Fighting the Union Busters
Three Las Vegas police unions are challenging the constitutionality of a new state law that prohibits local governments from allowing employees any paid leave to serve as representatives of labor organizations.
Chaparian noted that for decades upon decades the Las Vegas Police Protective Association (LVPPA) has negotiated in good faith for all their members and taken concessions in order to maintain an experienced group of officers who are willing to work full time.
“We are being singled out while others are given a free pass to operate outside of a traditional police function,” Chaparian said.
On October 7 the Las Vegas Police Protective Association, the Las Vegas Police Protective Association Civilian Employees, and the Las Vegas Police Managers and Supervisors Association filed a federal lawsuit on against the Metropolitan Police Department. The unions are claiming Senate Bill 241 amounts to “viewpoint discrimination” in violation of the 1st and 14th Amendments of the U.S. Constitution. The law took effect June 1.
“The Legislature does not prohibit paid leaves to work against labor organizations, nor to advocate for non-labor groups,” according to the complaint. “The Legislature’s purported concern over public spending on advocacy also has not led it to restrict local government spending on lobbying (which amounted to over $3.3 million in the most recent year).”
“They’re honoring other groups, and we’re being singled out as a labor group,” said Mark Chaparian, executive director of the Las Vegas Police Protective Association.
For many years, according to the lawsuit, Metro and the groups have had provisions in their collective bargaining agreements allowing union officials paid leave “to engage in speech and association in the forms of advocating for members before government officials, learning from members about their concerns and problems, and informing and counseling members, all without the union directly reimbursing Metro for these expenditures.”
Under SB241, “A local government employer may agree to provide leave to any of its employees for time spent by the employee in performing duties or providing services for an employee organization if the full cost of such leave is paid or reimbursed by the employee organization or is offset by the value of concessions made by the employee organization in the negotiation of an agreement with the local government employer.”
The unions are seeking a permanent injunction to bar Metro from “relying in any way” on the provision, which takes effect upon expiration of the labor agreements. The labor agreement between the civilian employee union and Metro, which provided for paid union leave, expired July 1. The other agreements are to expire on July 1, 2016.
Sheriff Joseph Lombardo, the chief of the Las Vegas said he had not read the lawsuit.

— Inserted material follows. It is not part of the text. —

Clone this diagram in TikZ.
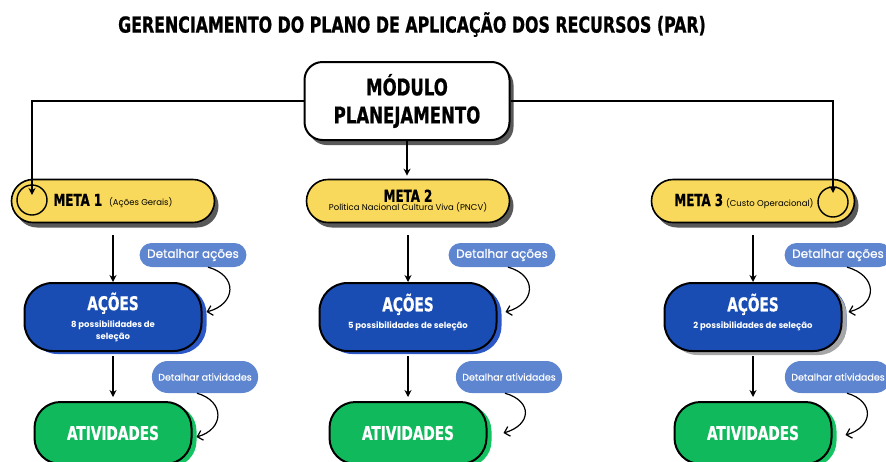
\documentclass[tikz,border=0pt]{standalone}
\usepackage{fontspec}
\setmainfont{Poppins}
\newfontfamily\headfont{DejaVu Sans Condensed Bold}[FakeStretch=0.8, FakeBold=0.8]
\newfontfamily\bubfont{Poppins}[FakeBold=0.6]
\usetikzlibrary{positioning,arrows.meta,shadows,shapes.misc}

\definecolor{metayellow}{HTML}{F9D95B}
\definecolor{acaoblue}{HTML}{1A4DB3}
\definecolor{acaoshade}{HTML}{2B58C6}
\definecolor{ativgreen}{HTML}{10B95C}
\definecolor{ativshade}{HTML}{14C463}
\definecolor{bubbleblue}{HTML}{5E85CF}

\tikzset{
    >={Stealth[length=7pt,width=7pt]}, % straight connectors
    conn/.style={->, line width=1.6pt},
    curvearrow/.style={-{Straight Barb[length=5pt,width=10pt]}, line width=1.2pt},
    greyshadow/.style={drop shadow={shadow xshift=4pt, shadow yshift=-5pt, fill=black!65, opacity=1}},
    modbox/.style={draw, line width=2pt, rounded corners=18pt, fill=white,
        minimum width=205pt, minimum height=78pt, align=center, greyshadow,
        font=\headfont\fontsize{23}{28}\selectfont},
    meta/.style={rounded rectangle, draw, line width=1.6pt, fill=metayellow,
        minimum width=203pt, minimum height=43pt, align=center, inner sep=0pt, greyshadow},
    acao/.style={draw, line width=2pt, rounded corners=28pt, fill=acaoblue, text=white,
        minimum width=177pt, minimum height=68pt, align=center,
        drop shadow={shadow xshift=5pt, shadow yshift=-3pt, fill=acaoshade, opacity=1}},
    ativ/.style={draw, line width=2pt, rounded corners=26pt, fill=ativgreen, text=white,
        minimum width=157pt, minimum height=62pt,
        font=\headfont\fontsize{19}{22}\selectfont,
        drop shadow={shadow xshift=5pt, shadow yshift=-3pt, fill=ativshade, opacity=1}},
    bubble/.style={rounded rectangle, fill=bubbleblue, text=white, inner xsep=6pt},
    ring/.style={circle, draw, line width=1.4pt, minimum size=30pt, inner sep=0pt},
}

\newcommand{\metatitle}[1]{{\headfont\fontsize{16.5}{18}\selectfont #1}}
\newcommand{\metanote}[1]{{\fontsize{8.5}{10}\selectfont #1}}
\newcommand{\acaotext}[2]{{\headfont\fontsize{19}{20}\selectfont AÇÕES}\\[5pt]
    {\bfseries\fontsize{8.5}{13}\selectfont #1}\\{\bfseries\fontsize{8.5}{13}\selectfont #2}}

\begin{document}
\begin{tikzpicture}[x=1pt, y=-1pt, node distance=116pt, on grid]
    \useasboundingbox (0,0) rectangle (886,461);

    % titulo
    \node (titulo) at (412,24.5) {\headfont\fontsize{22}{26}\selectfont
        GERENCIAMENTO DO PLANO DE APLICAÇÃO DOS RECURSOS (PAR)};

    % modulo
    \node[modbox] (mod) at (407,101) {MÓDULO\\PLANEJAMENTO};

    % metas
    \node[meta] (m1) at (113,201) {\metatitle{META 1}\hspace{7pt}\metanote{(Ações Gerais)}};
    \node[meta] (m2) at (408,201) {\metatitle{META 2}\\[-3pt]\metanote{Política Nacional Cultura Viva (PNCV)}};
    \node[meta] (m3) at (753,201) {\metatitle{META 3}\hspace{3pt}\metanote{(Custo Operacional)}\hspace{18pt}};
    \node[ring] (c1) at (32,200) {};
    \node[ring] (c3) at (833,202) {};

    % acoes
    \node[acao] (ac1) [below=of m1] {\acaotext{8 possibilidades de}{seleção}};
    \node[acao] (ac2) [below=of m2] {\acaotext{5 possibilidades de seleção}{\phantom{x}}};
    \node[acao, drop shadow={shadow xshift=5pt, shadow yshift=-4pt, fill=black!35, opacity=1}]
        (ac3) [below=of m3] {\acaotext{2 possibilidades de seleção}{\phantom{x}}};

    % atividades
    \node[ativ] (at1) [below=of ac1] {ATIVIDADES};
    \node[ativ] (at2) [below=of ac2] {ATIVIDADES};
    \node[ativ] (at3) [below=of ac3] {ATIVIDADES};

    % balões
    \node[bubble, minimum height=24pt, font=\bubfont\fontsize{12}{14}\selectfont] (da1) at (193,255) {Detalhar ações};
    \node[bubble, minimum height=24pt, font=\bubfont\fontsize{12}{14}\selectfont] (da2) at (502,255) {Detalhar ações};
    \node[bubble, minimum height=24pt, font=\bubfont\fontsize{12}{14}\selectfont] (da3) at (838,255) {Detalhar ações};
    \node[bubble, minimum height=32pt, font=\bubfont\fontsize{9.5}{11}\selectfont] (dt1) at (205,377) {Detalhar atividades};
    \node[bubble, minimum height=32pt, font=\bubfont\fontsize{9.5}{11}\selectfont] (dt2) at (509,377) {Detalhar atividades};
    \node[bubble, minimum height=32pt, font=\bubfont\fontsize{9.5}{11}\selectfont] (dt3) at (838,377) {Detalhar atividades};

    % ligações
    \draw[conn, shorten >=5pt] (mod.west) -| (c1.center);
    \draw[conn, shorten >=9pt] (mod.east) -| (c3.center);
    \draw[conn, shorten >=3pt] (mod.south) -- (mod.south |- m2.north);

    \draw[conn, shorten <=12pt] (m1) -- (ac1);
    \draw[conn, shorten <=12pt] (m2) -- (ac2);
    \draw[conn, shorten <=12pt] (m3) -- (ac3);
    \draw[conn, shorten <=4pt, shorten >=4pt] (ac1) -- (at1);
    \draw[conn, shorten <=4pt, shorten >=4pt] (ac2) -- (at2);
    \draw[conn, shorten <=4pt, shorten >=4pt] (ac3) -- (at3);

    \draw[curvearrow] ([xshift=15pt]da1.south) .. controls +(30,8) and +(30,-8) .. ([xshift=4pt,yshift=5pt]ac1.east);
    \draw[curvearrow] ([xshift=6pt]da2.south) .. controls +(30,8) and +(30,-8) .. ([xshift=8pt,yshift=5pt]ac2.east);
    \draw[curvearrow] ([xshift=9pt]da3.south) .. controls +(30,8) and +(30,-8) .. ([xshift=6pt,yshift=5pt]ac3.east);
    \draw[curvearrow] ([xshift=-8pt]dt1.south) .. controls +(28,8) and +(28,-8) .. ([xshift=4pt,yshift=-4pt]at1.east);
    \draw[curvearrow] ([xshift=-4pt]dt2.south) .. controls +(28,8) and +(28,-8) .. ([xshift=16pt]at2.east);
    \draw[curvearrow] ([xshift=9pt]dt3.south) .. controls +(28,8) and +(28,-8) .. ([xshift=13pt,yshift=-2pt]at3.east);
\end{tikzpicture}
\end{document}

“It’s unfortunate that they’ve chosen to go that direction when we’re not even in negotiations yet,” he said.
Lombardo also said he intends to abide by the law and added, “I’m not willing to negotiate currently the salaries and benefits of all my employees for, I believe, nine individuals.”

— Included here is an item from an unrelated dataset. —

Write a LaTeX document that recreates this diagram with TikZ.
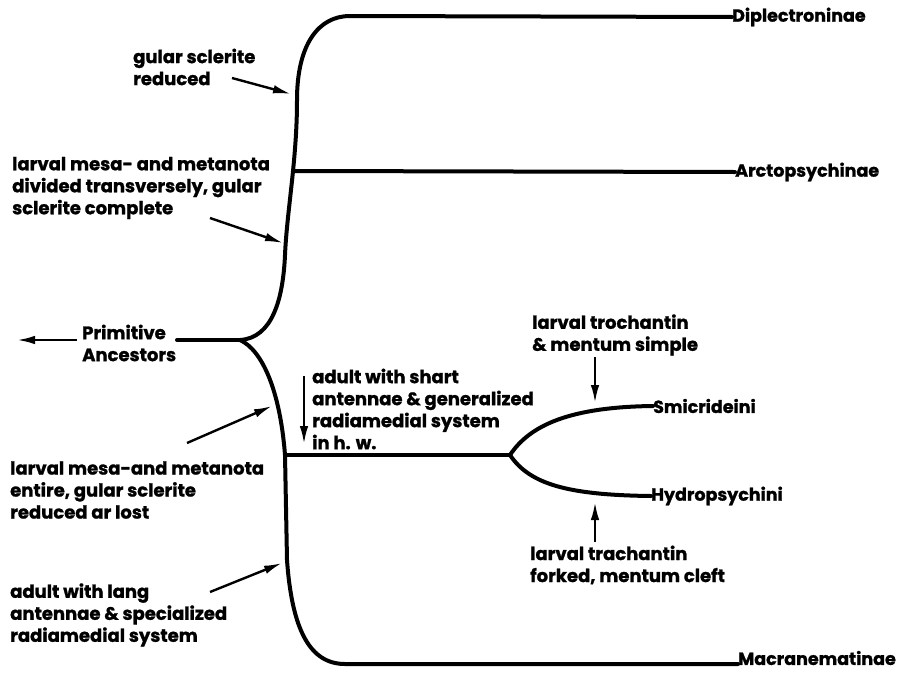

Seven officers are assigned full time to the Police Protective Association, which represents more than 2,800 police and corrections officers.
As a result of SB241, according to the lawsuit, the unions are threatened with “irreparable harms.”

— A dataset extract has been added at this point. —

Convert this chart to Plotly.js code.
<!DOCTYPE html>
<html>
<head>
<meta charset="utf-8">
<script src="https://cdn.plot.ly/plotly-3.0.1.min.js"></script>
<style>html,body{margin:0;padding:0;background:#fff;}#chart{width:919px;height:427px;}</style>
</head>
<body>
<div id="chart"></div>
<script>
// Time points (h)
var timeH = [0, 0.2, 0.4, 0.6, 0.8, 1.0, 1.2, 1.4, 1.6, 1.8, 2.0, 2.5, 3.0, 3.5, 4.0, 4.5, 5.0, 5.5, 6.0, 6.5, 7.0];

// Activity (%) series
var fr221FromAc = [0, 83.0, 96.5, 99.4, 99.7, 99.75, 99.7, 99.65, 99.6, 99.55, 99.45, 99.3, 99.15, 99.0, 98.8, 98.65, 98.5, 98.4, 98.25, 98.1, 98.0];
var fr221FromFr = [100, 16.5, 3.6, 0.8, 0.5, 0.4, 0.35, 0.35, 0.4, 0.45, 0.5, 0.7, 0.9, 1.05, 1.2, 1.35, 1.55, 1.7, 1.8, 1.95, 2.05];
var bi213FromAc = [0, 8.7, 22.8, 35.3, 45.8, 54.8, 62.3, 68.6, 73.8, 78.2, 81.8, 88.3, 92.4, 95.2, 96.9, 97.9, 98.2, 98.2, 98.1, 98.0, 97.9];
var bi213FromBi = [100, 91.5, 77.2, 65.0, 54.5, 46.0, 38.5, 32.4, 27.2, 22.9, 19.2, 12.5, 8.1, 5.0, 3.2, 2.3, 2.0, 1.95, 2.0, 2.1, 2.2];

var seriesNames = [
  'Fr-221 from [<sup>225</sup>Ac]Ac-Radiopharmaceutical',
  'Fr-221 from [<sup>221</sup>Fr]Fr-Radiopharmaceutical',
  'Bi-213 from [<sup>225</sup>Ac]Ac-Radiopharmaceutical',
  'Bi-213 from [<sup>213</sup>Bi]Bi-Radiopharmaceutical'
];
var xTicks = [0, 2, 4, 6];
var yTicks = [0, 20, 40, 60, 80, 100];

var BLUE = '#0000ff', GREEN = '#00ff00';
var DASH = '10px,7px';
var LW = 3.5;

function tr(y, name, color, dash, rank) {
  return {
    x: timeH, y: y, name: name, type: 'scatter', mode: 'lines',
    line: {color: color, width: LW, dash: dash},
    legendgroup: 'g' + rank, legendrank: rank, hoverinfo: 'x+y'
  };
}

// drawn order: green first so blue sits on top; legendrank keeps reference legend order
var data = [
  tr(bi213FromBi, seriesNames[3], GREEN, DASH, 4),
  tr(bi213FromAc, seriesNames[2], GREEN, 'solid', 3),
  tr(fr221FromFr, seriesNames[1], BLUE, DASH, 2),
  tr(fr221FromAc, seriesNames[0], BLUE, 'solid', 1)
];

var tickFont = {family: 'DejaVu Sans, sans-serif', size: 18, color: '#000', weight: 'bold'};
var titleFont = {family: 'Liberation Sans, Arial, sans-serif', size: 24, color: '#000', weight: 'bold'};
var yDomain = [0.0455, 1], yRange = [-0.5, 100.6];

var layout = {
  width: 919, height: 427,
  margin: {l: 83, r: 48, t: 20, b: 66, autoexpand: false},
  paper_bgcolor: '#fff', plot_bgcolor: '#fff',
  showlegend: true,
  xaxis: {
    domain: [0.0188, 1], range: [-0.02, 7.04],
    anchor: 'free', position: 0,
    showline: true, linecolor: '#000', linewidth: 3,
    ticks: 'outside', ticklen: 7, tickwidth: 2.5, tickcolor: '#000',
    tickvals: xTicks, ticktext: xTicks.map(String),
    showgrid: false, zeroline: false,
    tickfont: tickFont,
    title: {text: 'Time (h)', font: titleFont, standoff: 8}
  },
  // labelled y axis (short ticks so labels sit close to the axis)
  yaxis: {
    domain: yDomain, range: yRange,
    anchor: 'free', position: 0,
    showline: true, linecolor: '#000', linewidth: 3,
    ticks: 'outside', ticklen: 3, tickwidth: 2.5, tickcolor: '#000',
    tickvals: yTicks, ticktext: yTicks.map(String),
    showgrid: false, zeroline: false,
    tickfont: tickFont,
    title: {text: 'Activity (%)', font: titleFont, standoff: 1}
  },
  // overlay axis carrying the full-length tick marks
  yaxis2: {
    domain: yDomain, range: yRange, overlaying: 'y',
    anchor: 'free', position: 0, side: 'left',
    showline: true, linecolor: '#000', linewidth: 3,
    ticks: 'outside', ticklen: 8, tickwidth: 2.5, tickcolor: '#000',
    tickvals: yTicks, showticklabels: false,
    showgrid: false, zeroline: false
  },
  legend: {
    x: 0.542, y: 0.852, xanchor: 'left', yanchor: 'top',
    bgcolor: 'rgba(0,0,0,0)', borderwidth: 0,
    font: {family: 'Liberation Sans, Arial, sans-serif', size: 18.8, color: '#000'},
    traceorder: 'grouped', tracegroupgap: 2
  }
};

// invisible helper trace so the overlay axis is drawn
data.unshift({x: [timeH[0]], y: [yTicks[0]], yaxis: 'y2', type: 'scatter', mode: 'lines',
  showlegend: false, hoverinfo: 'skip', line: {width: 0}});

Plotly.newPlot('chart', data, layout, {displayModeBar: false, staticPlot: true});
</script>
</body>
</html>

“Without paid leave the unions’ officers face being fired if they tried to spend as much time working for and with employees as they have been spending up until now, and if plaintiff associations reimburse Metro for such leave they have less money to spend on their other advocacy and associational activities, and thus have to curtail such activities,” the complaint alleges.
According to the document, employee organizations serve “valuable public purposes,” such as reducing government problems in recruitment and retention of public employees.
SB241 has drawn conflicts elsewhere, including between Clark County and its largest union, the Service Employees International Union Local 1107.
The SEIU filed a complaint with the state’s Employment-Management Labor Relations Board over the county’s implementation of the new state law. That dispute arose because at the time, the contract between the SEIU and the county had expired and both sides had reached an impasse in negotiations.
The county stopped giving raises to employees, citing the new state law and the expiration of the contract. But the union argued that both sides were following the contract’s terms until a new deal was reached. The county also ordered the union president, Martin Bassick, to return to work, ending his paid union leave because of the expired contract.
Although the underlying complaint is pending, the county and SEIU have reached a new contract through arbitration, and Bassick is back on paid union leave. Some county employees are still affected, because certain types of raises, including merit and longevity, fall only on an employee’s anniversary date. That means those employees missed out on a year of raises, with the exception of cost-of-living increases that the arbitrator awarded.
Those hit directly by frozen raises were those with a hiring date that fell between June and late August, when the two sides reached a contract through arbitration. Merit pay increases, which come on an employee’s anniversary, would have gone to about 274 county employees each month had a contract been in place during the summer, according to county figures.